▶ [Requirement]: Omit every picture, and retype the lines that run from the beginning of the data below through the line containing "const binWidth = 2;", inclusive.

# Start of Provided material

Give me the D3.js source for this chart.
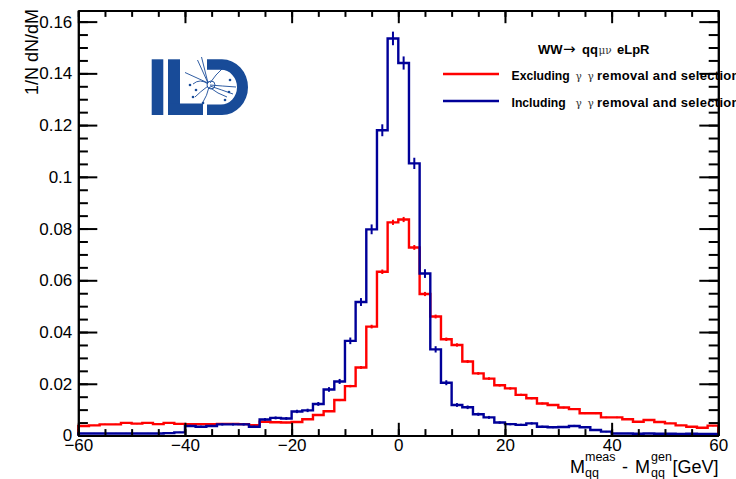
<!DOCTYPE html>
<html><head><meta charset="utf-8">
<script src="https://cdn.jsdelivr.net/npm/d3@7"></script>
<style>
html,body{margin:0;padding:0;background:#fff;overflow:hidden}
svg{display:block;font-family:"Liberation Sans",Arial,Helvetica,sans-serif}
</style></head><body>
<svg id="chart" width="736" height="479"></svg>
<script>
// Lower edges of the 2 GeV bins of the mass-resolution histograms
const binLow = [-60,-58,-56,-54,-52,-50,-48,-46,-44,-42,-40,-38,-36,-34,-32,-30,-28,-26,-24,-22,
                -20,-18,-16,-14,-12,-10,-8,-6,-4,-2,0,2,4,6,8,10,12,14,16,18,
                20,22,24,26,28,30,32,34,36,38,40,42,44,46,48,50,52,54,56,58];
const binWidth = 2;

// Normalised 1/N dN/dM, without the gamma-gamma overlay removal and selection
const excluding = [0.0037,0.0039,0.0043,0.0043,0.0049,0.0046,0.0049,0.0044,0.0049,0.0045,
                   0.0044,0.0044,0.0044,0.0045,0.0045,0.0044,0.0040,0.0053,0.0051,0.0050,
                   0.0052,0.0063,0.0079,0.0094,0.0137,0.0191,0.0263,0.0421,0.0633,0.0824,
                   0.0835,0.0727,0.0547,0.0460,0.0372,0.0350,0.0286,0.0240,0.0220,0.0194,
                   0.0182,0.0157,0.0144,0.0124,0.0118,0.0108,0.0102,0.0086,0.0086,0.0070,
                   0.0070,0.0063,0.0053,0.0060,0.0052,0.0047,0.0039,0.0034,0.0030,0.0038];

// Normalised 1/N dN/dM, with the gamma-gamma overlay removal and selection
const including = [0.0008,0.0008,0.0008,0.0008,0.0008,0.0008,0.0008,0.0008,0.0009,0.0012,
                   0.0037,0.0034,0.0037,0.0043,0.0043,0.0043,0.0034,0.0062,0.0068,0.0066,
                   0.0093,0.0097,0.0122,0.0178,0.0209,0.0366,0.0516,0.0797,0.1180,0.1535,
                   0.1440,0.1052,0.0626,0.0333,0.0204,0.0118,0.0109,0.0082,0.0070,0.0050,
                   0.0044,0.0041,0.0047,0.0034,0.0032,0.0033,0.0037,0.0032,0.0021,0.0015,
                   0.0008,0.0008,0.0007,0.0008,0.0007,0.0007,0.0006,0.0007,0.0006,0.0006];

// Per-entry weight used for the Poisson error bars of each normalised histogram
const errWeightExcluding = 1.2e-5;
const errWeightIncluding = 4.5e-5;

const xTickValues = [-60,-40,-20,0,20,40,60];
const xTickLabels = ["\u221260","\u221240","\u221220","0","20","40","60"];
const yTickValues = [0,0.02,0.04,0.06,0.08,0.1,0.12,0.14,0.16];
const yTickLabels = ["0","0.02","0.04","0.06","0.08","0.1","0.12","0.14","0.16"];

const legendEntries = [
  {name: "Excluding", color: "#ff0000", values: excluding, errW: errWeightExcluding},
  {name: "Including", color: "#000099", values: including, errW: errWeightIncluding}
];

const svg = d3.select("#chart");
const frame = {left: 78.3, right: 718.3, top: 10.5, bottom: 435.5};

const x = d3.scaleLinear().domain([-60, 60]).range([frame.left, frame.right]);
const y = d3.scaleLinear().domain([0, 0.1643]).range([frame.bottom, frame.top]);

// ---- histograms (step outline + statistical error bars)
const line = d3.line().x(d => d[0]).y(d => d[1]);
function stepPoints(vals) {
  const pts = [[x(binLow[0]), y(0)]];
  vals.forEach((v, i) => {
    pts.push([x(binLow[i]), y(v)]);
    pts.push([x(binLow[i] + binWidth), y(v)]);
  });
  pts.push([x(binLow[binLow.length - 1] + binWidth), y(0)]);
  return pts;
}
const plot = svg.append("g");
legendEntries.forEach(s => {
  plot.append("path")
    .attr("d", line(stepPoints(s.values)))
    .attr("fill", "none").attr("stroke", s.color)
    .attr("stroke-width", 2.4).attr("stroke-linejoin", "miter");
  plot.append("g").selectAll("line").data(s.values).join("line")
    .attr("x1", (d, i) => x(binLow[i] + binWidth / 2))
    .attr("x2", (d, i) => x(binLow[i] + binWidth / 2))
    .attr("y1", d => y(d + Math.sqrt(d * s.errW)))
    .attr("y2", d => y(d - Math.sqrt(d * s.errW)))
    .attr("stroke", s.color).attr("stroke-width", 2);
});

// ---- axes: ticks point into the frame on all four sides
const axisStyle = g => {
  g.selectAll(".domain").attr("stroke", "#000").attr("stroke-width", 2);
  g.selectAll(".tick line").attr("stroke", "#000").attr("stroke-width", 2);
  g.selectAll("text").attr("font-family", "'Liberation Sans',Arial,sans-serif")
    .attr("font-size", 17).attr("fill", "#000");
};
const xMinor = d3.range(-60, 60.1, 5);
const yMinor = d3.range(0, 0.1641, 0.005);

svg.append("g").attr("transform", `translate(0,${frame.bottom})`)
  .call(d3.axisBottom(x).tickValues(xMinor).tickSize(-6.4).tickSizeOuter(0).tickFormat(""))
  .call(axisStyle);
svg.append("g").attr("transform", `translate(0,${frame.bottom})`)
  .call(d3.axisBottom(x).tickValues(xTickValues).tickSize(-12.7).tickSizeOuter(0).tickPadding(3.5)
    .tickFormat((d, i) => xTickLabels[i]))
  .call(axisStyle);
svg.append("g").attr("transform", `translate(0,${frame.top})`)
  .call(d3.axisTop(x).tickValues(xMinor).tickSize(-6.4).tickSizeOuter(0).tickFormat(""))
  .call(axisStyle);
svg.append("g").attr("transform", `translate(0,${frame.top})`)
  .call(d3.axisTop(x).tickValues(xTickValues).tickSize(-12.7).tickSizeOuter(0).tickFormat(""))
  .call(axisStyle);

svg.append("g").attr("transform", `translate(${frame.left},0)`)
  .call(d3.axisLeft(y).tickValues(yMinor).tickSize(-9.6).tickSizeOuter(0).tickFormat(""))
  .call(axisStyle);
svg.append("g").attr("transform", `translate(${frame.left},0)`)
  .call(d3.axisLeft(y).tickValues(yTickValues).tickSize(-19).tickSizeOuter(0).tickPadding(6)
    .tickFormat((d, i) => yTickLabels[i]))
  .call(axisStyle);
svg.append("g").attr("transform", `translate(${frame.right},0)`)
  .call(d3.axisRight(y).tickValues(yMinor).tickSize(-9.6).tickSizeOuter(0).tickFormat(""))
  .call(axisStyle);
svg.append("g").attr("transform", `translate(${frame.right},0)`)
  .call(d3.axisRight(y).tickValues(yTickValues).tickSize(-19).tickSizeOuter(0).tickFormat(""))
  .call(axisStyle);

// ---- axis titles
svg.append("text")
  .attr("transform", "translate(38,9) rotate(-90)")
  .attr("text-anchor", "end").attr("font-size", 18)
  .text("1/N dN/dM");

const xt = svg.append("g").attr("font-size", 18);
xt.append("text").attr("x", 570).attr("y", 473).text("M");
xt.append("text").attr("x", 585).attr("y", 461).attr("font-size", 12.5).text("meas");
xt.append("text").attr("x", 585).attr("y", 477).attr("font-size", 12.5).text("qq");
xt.append("text").attr("x", 622).attr("y", 473).text("-");
xt.append("text").attr("x", 635).attr("y", 473).text("M");
xt.append("text").attr("x", 651).attr("y", 461).attr("font-size", 12.5).text("gen");
xt.append("text").attr("x", 651).attr("y", 477).attr("font-size", 12.5).text("qq");
xt.append("text").attr("x", 672.5).attr("y", 473).text("[GeV]");

// ---- legend
const greek = t => t.attr("font-weight", "normal").attr("font-family", "'DejaVu Serif',serif")
  .attr("font-size", 10.5).attr("fill", "#333");
const lg = svg.append("g").attr("font-size", 13).attr("font-weight", "bold");
const title = lg.append("text").attr("y", 54);
title.append("tspan").attr("x", 538).text("WW");
title.append("tspan").attr("x", 563).attr("font-weight", "normal")
  .attr("font-family", "'DejaVu Sans',sans-serif").attr("font-size", 15).text("\u2192");
title.append("tspan").attr("x", 582).text("qq");
title.append("tspan").attr("x", 598.5).call(greek).text("\u03bc\u03bd");
title.append("tspan").attr("x", 617).text("eLpR");

legendEntries.forEach((s, i) => {
  const ly = 74 + i * 27;
  lg.append("line").attr("x1", 443).attr("x2", 499).attr("y1", ly).attr("y2", ly)
    .attr("stroke", s.color).attr("stroke-width", 2.4);
  const t = lg.append("text").attr("y", ly + 5.5);
  t.append("tspan").attr("x", 511.5).attr("font-size", 12.2).text(s.name);
  t.append("tspan").attr("x", 575.5).call(greek).text("\u03b3");
  t.append("tspan").attr("x", 587.5).call(greek).text("\u03b3");
  t.append("tspan").attr("x", 597).attr("letter-spacing", 0.3).text("removal and selection");
});

// ---- ILD logo
const logoBlue = "#184b98";
const logo = svg.append("g").attr("fill", logoBlue);
logo.append("rect").attr("x", 151.7).attr("y", 59.3).attr("width", 11.6).attr("height", 55.7);
logo.append("rect").attr("x", 168).attr("y", 59.3).attr("width", 12).attr("height", 55.7);
logo.append("rect").attr("x", 168).attr("y", 103.5).attr("width", 35).attr("height", 11.5);
logo.append("path").attr("d",
  "M207,59.3 H222 A26,27.85 0 0 1 248,87.15 A26,27.85 0 0 1 222,115 H207 V104.5 H221 " +
  "A16,17.35 0 0 0 237,87.15 A16,17.35 0 0 0 221,69.8 H207 Z");
const trk = svg.append("g").attr("stroke", logoBlue).attr("fill", "none").attr("stroke-width", 0.9);
trk.append("line").attr("x1", 208).attr("y1", 83).attr("x2", 185).attr("y2", 72.5);
trk.append("line").attr("x1", 208).attr("y1", 83).attr("x2", 201.5).attr("y2", 57);
trk.append("line").attr("x1", 208).attr("y1", 83).attr("x2", 197.5).attr("y2", 60);
trk.append("path").attr("d", "M210,85 Q222,86 236,87");
trk.append("path").attr("d", "M210,86 Q222,90 233,94");
trk.append("path").attr("d", "M209,87 Q218,94 227,97");
trk.append("path").attr("d", "M208,84 Q200,78 193,84");
trk.append("path").attr("d", "M208,86 Q200,92 195,97");
trk.append("path").attr("d", "M209,87 Q207,96 203,102");
trk.append("path").attr("d", "M210,83 Q216,74 222,69");
trk.append("circle").attr("cx", 211).attr("cy", 85).attr("r", 4);
[[190,85],[193,97],[203,103],[225,100],[230,80],[221.5,68.5],[196,90],[229,92]].forEach(p => {
  svg.append("circle").attr("cx", p[0]).attr("cy", p[1]).attr("r", 1.3).attr("fill", logoBlue);
});
</script>
</body></html>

# End of Provided material

▶ [Finished task]:
Give me the D3.js source for this chart.
<!DOCTYPE html>
<html><head><meta charset="utf-8">
<script src="https://cdn.jsdelivr.net/npm/d3@7"></script>
<style>
html,body{margin:0;padding:0;background:#fff;overflow:hidden}
svg{display:block;font-family:"Liberation Sans",Arial,Helvetica,sans-serif}
</style></head><body>
<svg id="chart" width="736" height="479"></svg>
<script>
// Lower edges of the 2 GeV bins of the mass-resolution histograms
const binLow = [-60,-58,-56,-54,-52,-50,-48,-46,-44,-42,-40,-38,-36,-34,-32,-30,-28,-26,-24,-22,
                -20,-18,-16,-14,-12,-10,-8,-6,-4,-2,0,2,4,6,8,10,12,14,16,18,
                20,22,24,26,28,30,32,34,36,38,40,42,44,46,48,50,52,54,56,58];
const binWidth = 2;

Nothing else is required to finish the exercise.